It’s All Big Data, Machine Learning and Platforms

If there were one central theme to this year’s SatSummit, it would be: “machine learning will find all the things, but we need more training data.” It is clear that many teams are finding new and useful ways to leverage enormous amounts of imagery. Against a backdrop of copious compute and ingenious, learning machines, the remote sensing community is steadily moving towards a feature extraction utopia. That said, its fair to say we are not there yet.

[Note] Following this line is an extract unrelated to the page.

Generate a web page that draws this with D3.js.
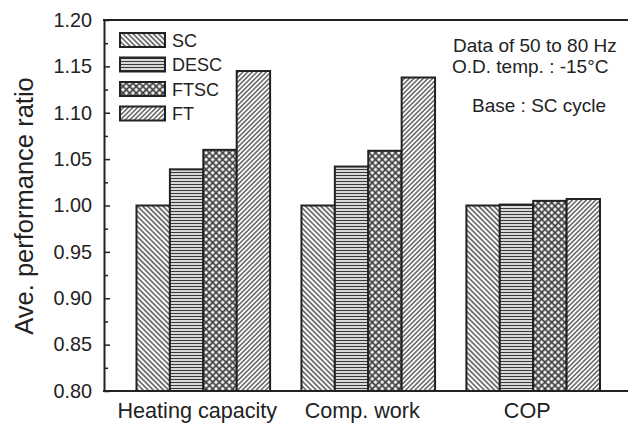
<!DOCTYPE html>
<html><head><meta charset="utf-8">
<script src="https://cdn.jsdelivr.net/npm/d3@7"></script>
<style>html,body{margin:0;padding:0;background:#fff;}svg{display:block;font-family:"Liberation Sans",Arial,sans-serif;}</style>
</head><body><svg id="c" width="628" height="423"></svg>
<script>
const categories = ["Heating capacity", "Comp. work", "COP"];
const seriesNames = ["SC", "DESC", "FTSC", "FT"];
const SC   = [1.000, 1.000, 1.000];
const DESC = [1.039, 1.042, 1.001];
const FTSC = [1.060, 1.059, 1.005];
const FT   = [1.145, 1.138, 1.007];
const yTicks = [0.80, 0.85, 0.90, 0.95, 1.00, 1.05, 1.10, 1.15, 1.20];
const yMinorTicks = [0.825, 0.875, 0.925, 0.975, 1.025, 1.075, 1.125, 1.175];
const notes = ["Data of 50 to 80 Hz", "O.D. temp. : -15\u00B0C", "Base : SC cycle"];

const seriesValues = [SC, DESC, FTSC, FT];
const svg = d3.select("#c");
const ink = "#222";
const L = 104, T = 20, B = 391, R = 632.5;

const x = d3.scaleBand().domain(categories).range([L, R]).paddingInner(0.19).paddingOuter(0.197);
const xs = d3.scaleBand().domain(seriesNames).range([0, x.bandwidth()]);
const y = d3.scaleLinear().domain([0.80, 1.20]).range([B, T]);

// patterns
const defs = svg.append("defs");
function linePattern(id, spacing, angle, sw) {
  const p = defs.append("pattern").attr("id", id).attr("patternUnits", "userSpaceOnUse")
    .attr("width", 10).attr("height", spacing)
    .attr("patternTransform", `rotate(${angle})`);
  p.append("rect").attr("width", 10).attr("height", spacing).attr("fill", "#fff");
  p.append("line").attr("x1", 0).attr("x2", 10).attr("y1", spacing / 2).attr("y2", spacing / 2)
    .attr("stroke", "#3a3a3a").attr("stroke-width", sw);
}
linePattern("pSC", 3.6, 45, 1.3);
linePattern("pDESC", 3.0, 0, 1.4);
linePattern("pFT", 3.3, -45, 1.2);
{
  const s = 4.7;
  const p = defs.append("pattern").attr("id", "pFTSC").attr("patternUnits", "userSpaceOnUse")
    .attr("width", s).attr("height", s).attr("patternTransform", "rotate(45)");
  p.append("rect").attr("width", s).attr("height", s).attr("fill", "#fff");
  p.append("line").attr("x1", 0).attr("x2", s).attr("y1", s / 2).attr("y2", s / 2).attr("stroke", "#3a3a3a").attr("stroke-width", 1.7);
  p.append("line").attr("y1", 0).attr("y2", s).attr("x1", s / 2).attr("x2", s / 2).attr("stroke", "#3a3a3a").attr("stroke-width", 1.7);
}
const fills = { SC: "url(#pSC)", DESC: "url(#pDESC)", FTSC: "url(#pFTSC)", FT: "url(#pFT)" };

// bars
const g = svg.append("g");
categories.forEach((c, ci) => {
  seriesNames.forEach((s, si) => {
    const v = seriesValues[si][ci];
    g.append("rect")
      .attr("x", x(c) + xs(s)).attr("width", xs.bandwidth())
      .attr("y", y(v)).attr("height", y(0.80) - y(v))
      .attr("fill", fills[s]).attr("stroke", ink).attr("stroke-width", 2);
  });
});

// y axis minor ticks
svg.append("g").attr("transform", `translate(${L},0)`)
  .call(d3.axisLeft(y).tickValues(yMinorTicks).tickSize(-4).tickFormat(""))
  .call(a => a.select(".domain").remove())
  .call(a => a.selectAll("line").attr("stroke", ink).attr("stroke-width", 1.5));
// y axis major
const ya = svg.append("g").attr("transform", `translate(${L},0)`)
  .call(d3.axisLeft(y).tickValues(yTicks).tickSize(-6).tickSizeOuter(0).tickPadding(12).tickFormat(d3.format(".2f")));
ya.select(".domain").attr("stroke", ink).attr("stroke-width", 2);
ya.selectAll("line").attr("stroke", ink).attr("stroke-width", 1.5);
ya.selectAll("text").attr("font-size", 19.8).attr("fill", ink).attr("font-family", "Liberation Sans, Arial, sans-serif");

// x axis
const xa = svg.append("g").attr("transform", `translate(0,${B})`)
  .call(d3.axisBottom(x).tickSize(0).tickPadding(12));
xa.select(".domain").remove();
xa.selectAll("text").attr("font-size", 21.6).attr("dx", -6).attr("fill", ink).attr("font-family", "Liberation Sans, Arial, sans-serif");
svg.append("line").attr("x1", L - 1).attr("x2", 628).attr("y1", B).attr("y2", B).attr("stroke", ink).attr("stroke-width", 2);
svg.append("line").attr("x1", L - 1).attr("x2", 628).attr("y1", T).attr("y2", T).attr("stroke", ink).attr("stroke-width", 2);

// y title
svg.append("text").attr("transform", `translate(33,${(72 + 340) / 2}) rotate(-90)`)
  .attr("text-anchor", "middle").attr("font-size", 25.5).attr("fill", ink).text("Ave. performance ratio");

// legend
const lg = svg.append("g");
seriesNames.forEach((s, i) => {
  const yy = 33 + i * 24.5;
  lg.append("rect").attr("x", 120).attr("y", yy).attr("width", 45).attr("height", 14)
    .attr("fill", fills[s]).attr("stroke", ink).attr("stroke-width", 2);
  lg.append("text").attr("x", 172).attr("y", yy + 13.5).attr("font-size", 18).attr("fill", ink).text(s);
});

// notes
const noteX = [453, 452, 472];
const noteY = [52, 73, 112];
notes.forEach((t, i) => {
  svg.append("text").attr("x", noteX[i]).attr("y", noteY[i]).attr("font-size", 19).attr("fill", ink).text(t);
});
</script></body></html>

Here are a few trends (in no order) to pay particular attention to:

  1. Analysis Ready Data (ARD) is an expectation. We will enjoy more products with simpler data structures, consistent metadata, common understandings of geography and time. The opportunity to combine disparate sources based on their geography and capture time is hugely compelling. ARD may be more interesting for the commercial sector who want to sell more products. However, the government Earth Observation (EO) sector is moving very quickly and deliberately. Seemingly there is a growing desire to publish data more expediently. A case in point is NASA’s commitment to the open data cube.
  2. Get on board with the Spatio Temporal Asset Catalogue (STAC)!
  3. ARD is removing the need for data preparation activities (snort!). Remote sensing people are now investing that time in creating training image chips for machine learning.
  4. In an interesting twist, those same RS people are creating lots of image chips so in the future they will not have to. Once the machines are “trained” there will be a diminished need to train further. Perhaps, this activity will become evolutionary, supporting ML to discern features as they change? Training is a “now” problem.
  5. Time is as difficult to solve as ever, it sounds so easy, but complexity abounds.
  6. Ethical discussions are beginning to emerge. Measuring assets from space could be an invasion of privacy. Is it fair to remotely assess the value of a farm?
  7. Most groups seem to be pointing in a similar direction. Our community is moving towards the goals of better feature extraction and management of enormous amounts of imagery. The cloud is playing an enormous role in this process, distributed. Elastic computing is essential to modern remote sensing.
  8. Developing in the open is OK. There is a great deal of open source code now readily available. However, even companies that maintain open source code are creating great businesses around deployment and management.
  9. Data pipelines are very popular but are still often custom built.

Thanks to the team at SatSummit (mapbox and development seed) for putting on another excellent event!